►
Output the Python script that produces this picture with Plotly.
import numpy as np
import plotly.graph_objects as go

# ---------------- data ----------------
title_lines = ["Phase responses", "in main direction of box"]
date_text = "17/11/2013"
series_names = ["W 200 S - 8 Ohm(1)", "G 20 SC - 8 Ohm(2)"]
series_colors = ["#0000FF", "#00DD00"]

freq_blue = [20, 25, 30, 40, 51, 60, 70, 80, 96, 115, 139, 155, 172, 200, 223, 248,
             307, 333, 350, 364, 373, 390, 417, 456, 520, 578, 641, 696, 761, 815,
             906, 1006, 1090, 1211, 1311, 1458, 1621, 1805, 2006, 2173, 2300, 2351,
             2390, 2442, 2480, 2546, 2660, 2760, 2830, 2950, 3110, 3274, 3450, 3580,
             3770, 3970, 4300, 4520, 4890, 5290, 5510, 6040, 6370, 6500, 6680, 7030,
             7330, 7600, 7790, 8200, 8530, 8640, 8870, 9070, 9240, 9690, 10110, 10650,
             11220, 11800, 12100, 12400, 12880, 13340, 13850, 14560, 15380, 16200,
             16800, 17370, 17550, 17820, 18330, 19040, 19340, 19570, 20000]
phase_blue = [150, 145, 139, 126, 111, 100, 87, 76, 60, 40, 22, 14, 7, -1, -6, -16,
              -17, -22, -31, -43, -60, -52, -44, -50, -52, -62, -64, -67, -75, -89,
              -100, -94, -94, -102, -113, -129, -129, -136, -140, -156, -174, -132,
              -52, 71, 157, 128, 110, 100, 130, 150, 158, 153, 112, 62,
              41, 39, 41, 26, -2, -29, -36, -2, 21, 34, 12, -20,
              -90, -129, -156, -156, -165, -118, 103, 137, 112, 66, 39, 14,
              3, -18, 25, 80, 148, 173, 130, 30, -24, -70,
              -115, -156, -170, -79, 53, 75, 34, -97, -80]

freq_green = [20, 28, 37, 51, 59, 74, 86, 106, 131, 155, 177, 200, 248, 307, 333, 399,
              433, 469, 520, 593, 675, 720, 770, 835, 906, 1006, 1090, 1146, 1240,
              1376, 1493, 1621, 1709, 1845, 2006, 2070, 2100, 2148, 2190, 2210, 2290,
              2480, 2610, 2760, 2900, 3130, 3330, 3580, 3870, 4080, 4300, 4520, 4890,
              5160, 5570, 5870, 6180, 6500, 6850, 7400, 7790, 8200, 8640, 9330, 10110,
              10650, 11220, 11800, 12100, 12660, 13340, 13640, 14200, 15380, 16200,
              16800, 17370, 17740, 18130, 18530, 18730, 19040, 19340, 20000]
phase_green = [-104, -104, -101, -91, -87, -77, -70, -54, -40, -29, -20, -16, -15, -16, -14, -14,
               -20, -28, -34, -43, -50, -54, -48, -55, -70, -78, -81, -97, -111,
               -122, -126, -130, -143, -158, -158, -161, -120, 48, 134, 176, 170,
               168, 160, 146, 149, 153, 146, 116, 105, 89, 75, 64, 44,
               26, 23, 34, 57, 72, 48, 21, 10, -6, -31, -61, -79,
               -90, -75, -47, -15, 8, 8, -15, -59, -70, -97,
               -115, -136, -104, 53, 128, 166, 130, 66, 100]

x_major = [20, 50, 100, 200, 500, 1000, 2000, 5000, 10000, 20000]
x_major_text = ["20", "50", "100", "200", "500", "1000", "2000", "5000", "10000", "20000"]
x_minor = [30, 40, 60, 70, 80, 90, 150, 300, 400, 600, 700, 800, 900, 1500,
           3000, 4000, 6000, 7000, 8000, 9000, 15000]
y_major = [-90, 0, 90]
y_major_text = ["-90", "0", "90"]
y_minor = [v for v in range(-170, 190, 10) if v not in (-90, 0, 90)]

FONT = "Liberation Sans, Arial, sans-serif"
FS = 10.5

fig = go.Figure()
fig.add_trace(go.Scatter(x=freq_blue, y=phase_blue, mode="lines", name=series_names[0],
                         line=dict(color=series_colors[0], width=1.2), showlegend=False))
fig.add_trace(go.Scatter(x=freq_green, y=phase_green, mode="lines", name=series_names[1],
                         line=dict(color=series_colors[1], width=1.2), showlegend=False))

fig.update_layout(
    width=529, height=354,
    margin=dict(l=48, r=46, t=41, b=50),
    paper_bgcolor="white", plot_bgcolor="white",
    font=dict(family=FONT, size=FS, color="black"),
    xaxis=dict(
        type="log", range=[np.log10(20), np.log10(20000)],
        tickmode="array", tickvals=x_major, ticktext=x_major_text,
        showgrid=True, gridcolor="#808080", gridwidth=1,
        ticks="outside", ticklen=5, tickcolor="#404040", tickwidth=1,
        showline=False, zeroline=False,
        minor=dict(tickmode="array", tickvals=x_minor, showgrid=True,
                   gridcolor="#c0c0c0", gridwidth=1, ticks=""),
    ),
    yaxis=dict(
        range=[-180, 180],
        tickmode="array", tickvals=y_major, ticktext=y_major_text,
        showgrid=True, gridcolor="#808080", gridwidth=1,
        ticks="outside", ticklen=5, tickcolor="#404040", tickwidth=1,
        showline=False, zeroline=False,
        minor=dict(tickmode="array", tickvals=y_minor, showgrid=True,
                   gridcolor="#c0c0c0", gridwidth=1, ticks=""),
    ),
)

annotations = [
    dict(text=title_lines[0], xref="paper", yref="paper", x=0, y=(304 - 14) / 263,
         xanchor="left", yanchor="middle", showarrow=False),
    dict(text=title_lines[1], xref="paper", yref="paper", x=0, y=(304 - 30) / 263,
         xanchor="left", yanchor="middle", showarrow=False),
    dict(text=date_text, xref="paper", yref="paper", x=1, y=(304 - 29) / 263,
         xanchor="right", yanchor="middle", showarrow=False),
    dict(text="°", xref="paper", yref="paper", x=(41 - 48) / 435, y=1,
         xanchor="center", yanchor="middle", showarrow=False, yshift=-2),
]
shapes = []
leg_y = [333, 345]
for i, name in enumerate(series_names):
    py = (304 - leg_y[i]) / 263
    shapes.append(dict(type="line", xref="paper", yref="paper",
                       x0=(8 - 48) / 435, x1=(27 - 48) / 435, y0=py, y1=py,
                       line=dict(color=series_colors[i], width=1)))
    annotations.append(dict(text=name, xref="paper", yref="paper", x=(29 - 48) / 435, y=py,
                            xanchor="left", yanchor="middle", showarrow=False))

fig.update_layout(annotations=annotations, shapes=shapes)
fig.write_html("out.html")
◄
►
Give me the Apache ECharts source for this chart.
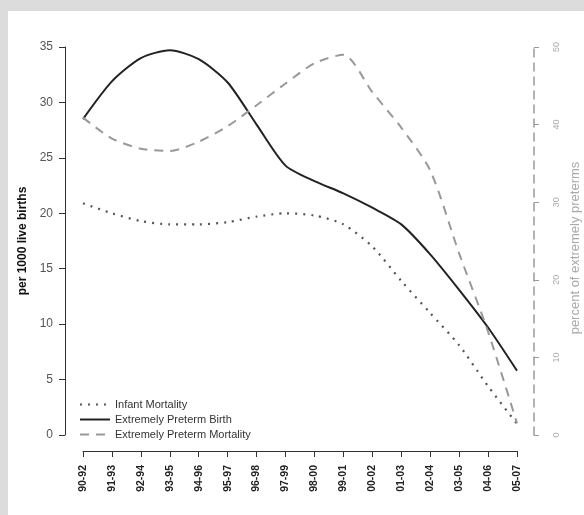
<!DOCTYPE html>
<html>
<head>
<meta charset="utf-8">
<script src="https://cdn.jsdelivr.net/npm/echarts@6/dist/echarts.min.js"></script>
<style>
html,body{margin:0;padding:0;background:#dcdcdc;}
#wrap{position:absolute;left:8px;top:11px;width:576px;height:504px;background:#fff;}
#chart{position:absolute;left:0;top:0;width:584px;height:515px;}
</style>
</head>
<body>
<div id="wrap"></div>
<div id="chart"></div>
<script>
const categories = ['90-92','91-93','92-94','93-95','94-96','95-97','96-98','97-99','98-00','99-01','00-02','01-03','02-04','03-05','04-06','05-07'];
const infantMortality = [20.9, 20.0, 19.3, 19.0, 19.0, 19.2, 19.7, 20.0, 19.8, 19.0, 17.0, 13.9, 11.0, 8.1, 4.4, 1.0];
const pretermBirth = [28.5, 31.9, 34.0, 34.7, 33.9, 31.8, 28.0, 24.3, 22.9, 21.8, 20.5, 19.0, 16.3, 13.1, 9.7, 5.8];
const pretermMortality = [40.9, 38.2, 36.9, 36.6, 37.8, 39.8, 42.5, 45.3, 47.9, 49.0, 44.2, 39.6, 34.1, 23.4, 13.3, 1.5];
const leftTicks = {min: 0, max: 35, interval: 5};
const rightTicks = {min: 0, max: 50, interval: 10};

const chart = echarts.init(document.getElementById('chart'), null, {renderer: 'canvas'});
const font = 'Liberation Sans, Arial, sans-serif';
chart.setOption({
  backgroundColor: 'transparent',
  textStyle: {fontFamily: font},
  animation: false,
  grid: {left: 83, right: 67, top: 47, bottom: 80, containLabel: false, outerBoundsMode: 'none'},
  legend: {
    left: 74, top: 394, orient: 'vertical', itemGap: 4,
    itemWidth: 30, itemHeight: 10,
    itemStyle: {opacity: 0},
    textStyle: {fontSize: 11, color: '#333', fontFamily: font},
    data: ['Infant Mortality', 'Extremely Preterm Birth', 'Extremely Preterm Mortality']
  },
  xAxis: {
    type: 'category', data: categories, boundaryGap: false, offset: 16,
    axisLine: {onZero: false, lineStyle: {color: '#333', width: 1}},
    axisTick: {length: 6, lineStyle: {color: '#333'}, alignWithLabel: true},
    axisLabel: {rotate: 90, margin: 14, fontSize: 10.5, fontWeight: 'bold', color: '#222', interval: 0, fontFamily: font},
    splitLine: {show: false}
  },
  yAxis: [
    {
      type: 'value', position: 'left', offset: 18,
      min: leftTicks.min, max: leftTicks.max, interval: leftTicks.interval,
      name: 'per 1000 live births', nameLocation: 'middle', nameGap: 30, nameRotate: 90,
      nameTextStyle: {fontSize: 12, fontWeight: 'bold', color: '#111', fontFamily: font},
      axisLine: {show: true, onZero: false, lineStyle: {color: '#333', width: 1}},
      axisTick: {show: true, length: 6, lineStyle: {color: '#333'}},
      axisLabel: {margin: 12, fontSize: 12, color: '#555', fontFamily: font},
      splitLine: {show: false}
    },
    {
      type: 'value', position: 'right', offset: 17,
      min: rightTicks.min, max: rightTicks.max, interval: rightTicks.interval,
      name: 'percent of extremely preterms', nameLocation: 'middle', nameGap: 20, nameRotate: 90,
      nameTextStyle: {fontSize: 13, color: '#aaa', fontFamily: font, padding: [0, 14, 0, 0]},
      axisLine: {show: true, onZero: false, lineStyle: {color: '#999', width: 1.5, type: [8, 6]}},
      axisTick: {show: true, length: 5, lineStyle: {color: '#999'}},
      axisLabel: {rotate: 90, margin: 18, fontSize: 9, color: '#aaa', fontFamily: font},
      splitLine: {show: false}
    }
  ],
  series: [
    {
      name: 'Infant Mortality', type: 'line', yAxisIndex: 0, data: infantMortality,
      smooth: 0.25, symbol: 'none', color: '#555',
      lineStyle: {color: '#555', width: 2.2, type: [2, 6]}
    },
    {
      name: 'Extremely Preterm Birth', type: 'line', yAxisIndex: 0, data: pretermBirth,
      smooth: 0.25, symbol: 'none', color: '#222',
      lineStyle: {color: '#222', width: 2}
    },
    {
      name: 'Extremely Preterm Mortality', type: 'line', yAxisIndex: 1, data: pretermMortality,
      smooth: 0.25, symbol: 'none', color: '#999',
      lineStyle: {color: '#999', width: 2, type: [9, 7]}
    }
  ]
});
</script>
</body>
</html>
◄
►
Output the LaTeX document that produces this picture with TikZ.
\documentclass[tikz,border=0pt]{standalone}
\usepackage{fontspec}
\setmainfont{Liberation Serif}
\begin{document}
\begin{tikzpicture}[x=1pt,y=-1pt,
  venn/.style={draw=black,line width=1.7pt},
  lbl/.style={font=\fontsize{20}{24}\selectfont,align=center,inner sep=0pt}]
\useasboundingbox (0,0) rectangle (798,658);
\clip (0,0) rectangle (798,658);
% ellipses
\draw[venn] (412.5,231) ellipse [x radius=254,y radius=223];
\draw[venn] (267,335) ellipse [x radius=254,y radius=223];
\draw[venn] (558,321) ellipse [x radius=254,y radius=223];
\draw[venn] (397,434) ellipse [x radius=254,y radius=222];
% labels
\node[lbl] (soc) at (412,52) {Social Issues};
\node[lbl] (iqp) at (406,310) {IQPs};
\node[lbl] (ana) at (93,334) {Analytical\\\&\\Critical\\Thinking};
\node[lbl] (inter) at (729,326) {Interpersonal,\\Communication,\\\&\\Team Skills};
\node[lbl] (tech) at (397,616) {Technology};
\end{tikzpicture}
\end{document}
◄
* Your task
Copy every line of the records above that holds the word "script".

* Written response
Output the Python script that produces this picture with Plotly.
<script src="https://cdn.jsdelivr.net/npm/echarts@6/dist/echarts.min.js"></script>
<script>
</script>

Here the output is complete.